Written exercise: Write the data below out exactly as it stands. Do not include the pictures.

** BEGIN Source excerpt **

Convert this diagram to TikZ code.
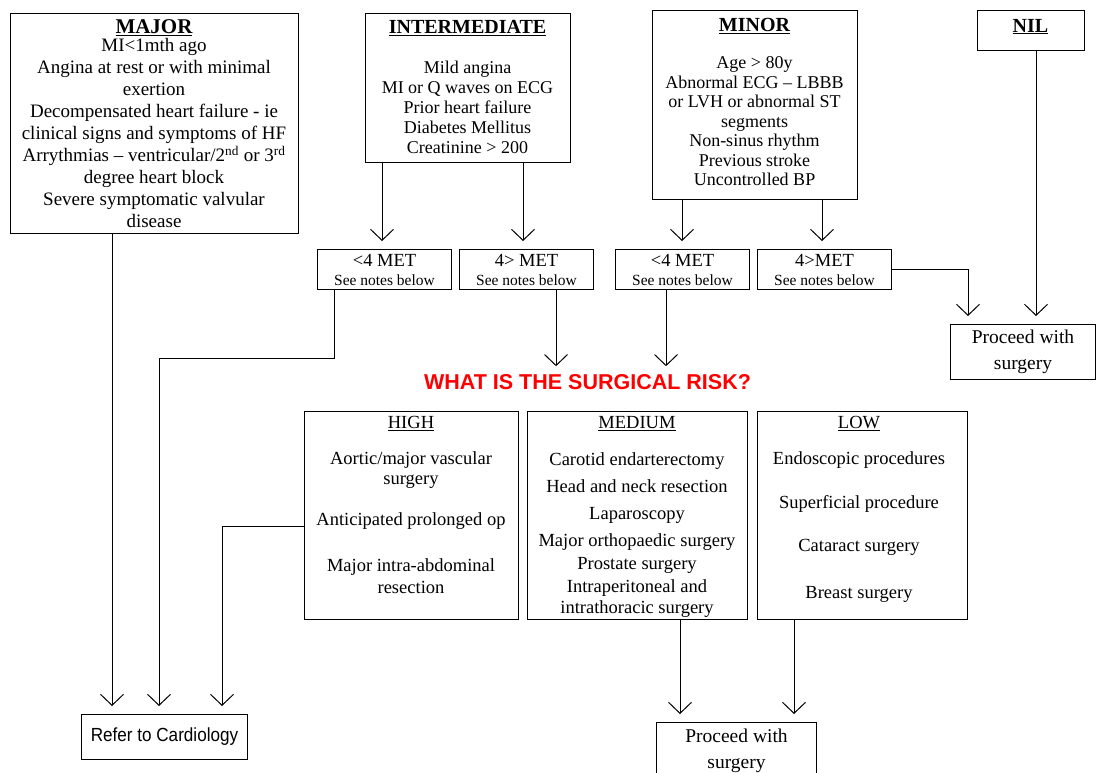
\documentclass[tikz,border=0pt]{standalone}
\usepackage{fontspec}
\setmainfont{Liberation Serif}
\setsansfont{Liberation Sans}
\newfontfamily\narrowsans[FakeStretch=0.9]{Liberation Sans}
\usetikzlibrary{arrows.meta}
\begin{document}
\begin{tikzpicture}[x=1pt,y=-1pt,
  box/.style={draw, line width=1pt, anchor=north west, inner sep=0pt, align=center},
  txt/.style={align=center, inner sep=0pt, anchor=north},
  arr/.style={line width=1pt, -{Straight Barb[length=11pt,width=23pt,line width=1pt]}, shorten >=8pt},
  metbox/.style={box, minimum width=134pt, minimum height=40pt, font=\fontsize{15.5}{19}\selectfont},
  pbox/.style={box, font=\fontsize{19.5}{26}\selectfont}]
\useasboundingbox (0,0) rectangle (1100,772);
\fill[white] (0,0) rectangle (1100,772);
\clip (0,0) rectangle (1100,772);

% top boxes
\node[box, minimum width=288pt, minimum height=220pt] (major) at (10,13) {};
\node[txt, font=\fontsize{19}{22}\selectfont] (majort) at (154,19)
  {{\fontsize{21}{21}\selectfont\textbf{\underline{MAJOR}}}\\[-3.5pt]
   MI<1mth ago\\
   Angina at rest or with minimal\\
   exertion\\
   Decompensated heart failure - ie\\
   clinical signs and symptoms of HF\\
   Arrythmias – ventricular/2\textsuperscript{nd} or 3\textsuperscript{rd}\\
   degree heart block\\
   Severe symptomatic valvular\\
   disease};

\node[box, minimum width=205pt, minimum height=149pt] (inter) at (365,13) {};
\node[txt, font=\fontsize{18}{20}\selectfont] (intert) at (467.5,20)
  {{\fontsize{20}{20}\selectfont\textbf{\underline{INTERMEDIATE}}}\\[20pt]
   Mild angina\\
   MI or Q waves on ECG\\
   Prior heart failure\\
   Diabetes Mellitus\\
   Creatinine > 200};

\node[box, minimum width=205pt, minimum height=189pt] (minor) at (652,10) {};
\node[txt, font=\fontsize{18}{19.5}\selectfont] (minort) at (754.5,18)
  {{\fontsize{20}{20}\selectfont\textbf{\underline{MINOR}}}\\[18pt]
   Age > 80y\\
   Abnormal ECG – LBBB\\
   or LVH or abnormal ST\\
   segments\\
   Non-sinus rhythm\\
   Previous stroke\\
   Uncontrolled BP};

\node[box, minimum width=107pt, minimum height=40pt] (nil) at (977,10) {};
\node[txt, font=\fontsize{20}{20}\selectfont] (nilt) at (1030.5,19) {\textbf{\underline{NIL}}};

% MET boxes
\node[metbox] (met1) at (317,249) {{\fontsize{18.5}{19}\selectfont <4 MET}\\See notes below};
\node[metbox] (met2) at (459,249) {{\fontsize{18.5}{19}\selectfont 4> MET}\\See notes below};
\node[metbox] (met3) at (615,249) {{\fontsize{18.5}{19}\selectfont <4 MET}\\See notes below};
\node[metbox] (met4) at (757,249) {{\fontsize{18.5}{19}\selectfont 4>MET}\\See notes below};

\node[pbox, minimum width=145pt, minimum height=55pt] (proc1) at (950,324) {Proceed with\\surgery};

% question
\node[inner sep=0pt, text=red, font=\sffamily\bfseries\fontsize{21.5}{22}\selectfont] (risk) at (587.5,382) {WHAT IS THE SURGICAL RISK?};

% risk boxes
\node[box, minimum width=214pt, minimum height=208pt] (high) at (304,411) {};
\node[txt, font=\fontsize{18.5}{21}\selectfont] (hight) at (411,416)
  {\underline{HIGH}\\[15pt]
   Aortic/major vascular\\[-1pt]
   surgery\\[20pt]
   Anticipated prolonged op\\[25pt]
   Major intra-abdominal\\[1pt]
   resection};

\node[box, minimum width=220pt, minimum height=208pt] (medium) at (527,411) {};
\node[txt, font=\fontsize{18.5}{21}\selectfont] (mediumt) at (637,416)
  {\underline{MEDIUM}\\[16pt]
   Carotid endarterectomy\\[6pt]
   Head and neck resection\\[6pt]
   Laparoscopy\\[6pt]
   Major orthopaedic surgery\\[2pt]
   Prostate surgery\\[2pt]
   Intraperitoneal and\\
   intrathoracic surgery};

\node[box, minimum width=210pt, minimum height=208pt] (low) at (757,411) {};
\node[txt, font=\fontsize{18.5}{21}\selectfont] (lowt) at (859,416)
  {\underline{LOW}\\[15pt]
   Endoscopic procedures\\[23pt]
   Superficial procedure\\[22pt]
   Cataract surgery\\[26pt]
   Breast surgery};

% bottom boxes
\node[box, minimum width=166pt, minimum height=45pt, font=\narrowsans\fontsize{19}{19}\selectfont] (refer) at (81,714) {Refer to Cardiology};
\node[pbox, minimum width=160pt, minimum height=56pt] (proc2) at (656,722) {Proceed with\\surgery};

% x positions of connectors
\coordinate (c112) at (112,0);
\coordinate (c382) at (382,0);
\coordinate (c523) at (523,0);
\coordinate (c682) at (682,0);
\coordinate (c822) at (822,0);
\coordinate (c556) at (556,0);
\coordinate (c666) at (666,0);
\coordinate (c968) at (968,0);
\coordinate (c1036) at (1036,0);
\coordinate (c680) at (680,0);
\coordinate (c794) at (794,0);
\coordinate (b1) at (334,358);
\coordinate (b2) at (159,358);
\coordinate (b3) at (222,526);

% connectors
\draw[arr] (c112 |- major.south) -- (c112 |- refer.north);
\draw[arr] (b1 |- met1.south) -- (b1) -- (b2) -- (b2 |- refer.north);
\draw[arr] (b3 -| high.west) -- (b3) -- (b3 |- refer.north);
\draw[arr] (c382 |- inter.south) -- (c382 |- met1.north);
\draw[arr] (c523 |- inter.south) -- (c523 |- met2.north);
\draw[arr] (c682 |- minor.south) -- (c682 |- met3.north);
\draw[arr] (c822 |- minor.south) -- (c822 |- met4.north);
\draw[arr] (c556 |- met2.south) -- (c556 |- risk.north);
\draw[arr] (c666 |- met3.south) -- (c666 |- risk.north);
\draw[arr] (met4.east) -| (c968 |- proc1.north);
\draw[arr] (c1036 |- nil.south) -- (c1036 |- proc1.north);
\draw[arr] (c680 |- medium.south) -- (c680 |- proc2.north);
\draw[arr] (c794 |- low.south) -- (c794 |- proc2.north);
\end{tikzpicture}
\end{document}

** END Source excerpt **

In response:
Convert this diagram to TikZ code.
\documentclass[tikz,border=0pt]{standalone}
\usepackage{fontspec}
\setmainfont{Liberation Serif}
\setsansfont{Liberation Sans}
\newfontfamily\narrowsans[FakeStretch=0.9]{Liberation Sans}
\usetikzlibrary{arrows.meta}
\begin{document}
\begin{tikzpicture}[x=1pt,y=-1pt,
  box/.style={draw, line width=1pt, anchor=north west, inner sep=0pt, align=center},
  txt/.style={align=center, inner sep=0pt, anchor=north},
  arr/.style={line width=1pt, -{Straight Barb[length=11pt,width=23pt,line width=1pt]}, shorten >=8pt},
  metbox/.style={box, minimum width=134pt, minimum height=40pt, font=\fontsize{15.5}{19}\selectfont},
  pbox/.style={box, font=\fontsize{19.5}{26}\selectfont}]
\useasboundingbox (0,0) rectangle (1100,772);
\fill[white] (0,0) rectangle (1100,772);
\clip (0,0) rectangle (1100,772);

% top boxes
\node[box, minimum width=288pt, minimum height=220pt] (major) at (10,13) {};
\node[txt, font=\fontsize{19}{22}\selectfont] (majort) at (154,19)
  {{\fontsize{21}{21}\selectfont\textbf{\underline{MAJOR}}}\\[-3.5pt]
   MI<1mth ago\\
   Angina at rest or with minimal\\
   exertion\\
   Decompensated heart failure - ie\\
   clinical signs and symptoms of HF\\
   Arrythmias – ventricular/2\textsuperscript{nd} or 3\textsuperscript{rd}\\
   degree heart block\\
   Severe symptomatic valvular\\
   disease};

\node[box, minimum width=205pt, minimum height=149pt] (inter) at (365,13) {};
\node[txt, font=\fontsize{18}{20}\selectfont] (intert) at (467.5,20)
  {{\fontsize{20}{20}\selectfont\textbf{\underline{INTERMEDIATE}}}\\[20pt]
   Mild angina\\
   MI or Q waves on ECG\\
   Prior heart failure\\
   Diabetes Mellitus\\
   Creatinine > 200};

\node[box, minimum width=205pt, minimum height=189pt] (minor) at (652,10) {};
\node[txt, font=\fontsize{18}{19.5}\selectfont] (minort) at (754.5,18)
  {{\fontsize{20}{20}\selectfont\textbf{\underline{MINOR}}}\\[18pt]
   Age > 80y\\
   Abnormal ECG – LBBB\\
   or LVH or abnormal ST\\
   segments\\
   Non-sinus rhythm\\
   Previous stroke\\
   Uncontrolled BP};

\node[box, minimum width=107pt, minimum height=40pt] (nil) at (977,10) {};
\node[txt, font=\fontsize{20}{20}\selectfont] (nilt) at (1030.5,19) {\textbf{\underline{NIL}}};

% MET boxes
\node[metbox] (met1) at (317,249) {{\fontsize{18.5}{19}\selectfont <4 MET}\\See notes below};
\node[metbox] (met2) at (459,249) {{\fontsize{18.5}{19}\selectfont 4> MET}\\See notes below};
\node[metbox] (met3) at (615,249) {{\fontsize{18.5}{19}\selectfont <4 MET}\\See notes below};
\node[metbox] (met4) at (757,249) {{\fontsize{18.5}{19}\selectfont 4>MET}\\See notes below};

\node[pbox, minimum width=145pt, minimum height=55pt] (proc1) at (950,324) {Proceed with\\surgery};

% question
\node[inner sep=0pt, text=red, font=\sffamily\bfseries\fontsize{21.5}{22}\selectfont] (risk) at (587.5,382) {WHAT IS THE SURGICAL RISK?};

% risk boxes
\node[box, minimum width=214pt, minimum height=208pt] (high) at (304,411) {};
\node[txt, font=\fontsize{18.5}{21}\selectfont] (hight) at (411,416)
  {\underline{HIGH}\\[15pt]
   Aortic/major vascular\\[-1pt]
   surgery\\[20pt]
   Anticipated prolonged op\\[25pt]
   Major intra-abdominal\\[1pt]
   resection};

\node[box, minimum width=220pt, minimum height=208pt] (medium) at (527,411) {};
\node[txt, font=\fontsize{18.5}{21}\selectfont] (mediumt) at (637,416)
  {\underline{MEDIUM}\\[16pt]
   Carotid endarterectomy\\[6pt]
   Head and neck resection\\[6pt]
   Laparoscopy\\[6pt]
   Major orthopaedic surgery\\[2pt]
   Prostate surgery\\[2pt]
   Intraperitoneal and\\
   intrathoracic surgery};

\node[box, minimum width=210pt, minimum height=208pt] (low) at (757,411) {};
\node[txt, font=\fontsize{18.5}{21}\selectfont] (lowt) at (859,416)
  {\underline{LOW}\\[15pt]
   Endoscopic procedures\\[23pt]
   Superficial procedure\\[22pt]
   Cataract surgery\\[26pt]
   Breast surgery};

% bottom boxes
\node[box, minimum width=166pt, minimum height=45pt, font=\narrowsans\fontsize{19}{19}\selectfont] (refer) at (81,714) {Refer to Cardiology};
\node[pbox, minimum width=160pt, minimum height=56pt] (proc2) at (656,722) {Proceed with\\surgery};

% x positions of connectors
\coordinate (c112) at (112,0);
\coordinate (c382) at (382,0);
\coordinate (c523) at (523,0);
\coordinate (c682) at (682,0);
\coordinate (c822) at (822,0);
\coordinate (c556) at (556,0);
\coordinate (c666) at (666,0);
\coordinate (c968) at (968,0);
\coordinate (c1036) at (1036,0);
\coordinate (c680) at (680,0);
\coordinate (c794) at (794,0);
\coordinate (b1) at (334,358);
\coordinate (b2) at (159,358);
\coordinate (b3) at (222,526);

% connectors
\draw[arr] (c112 |- major.south) -- (c112 |- refer.north);
\draw[arr] (b1 |- met1.south) -- (b1) -- (b2) -- (b2 |- refer.north);
\draw[arr] (b3 -| high.west) -- (b3) -- (b3 |- refer.north);
\draw[arr] (c382 |- inter.south) -- (c382 |- met1.north);
\draw[arr] (c523 |- inter.south) -- (c523 |- met2.north);
\draw[arr] (c682 |- minor.south) -- (c682 |- met3.north);
\draw[arr] (c822 |- minor.south) -- (c822 |- met4.north);
\draw[arr] (c556 |- met2.south) -- (c556 |- risk.north);
\draw[arr] (c666 |- met3.south) -- (c666 |- risk.north);
\draw[arr] (met4.east) -| (c968 |- proc1.north);
\draw[arr] (c1036 |- nil.south) -- (c1036 |- proc1.north);
\draw[arr] (c680 |- medium.south) -- (c680 |- proc2.north);
\draw[arr] (c794 |- low.south) -- (c794 |- proc2.north);
\end{tikzpicture}
\end{document}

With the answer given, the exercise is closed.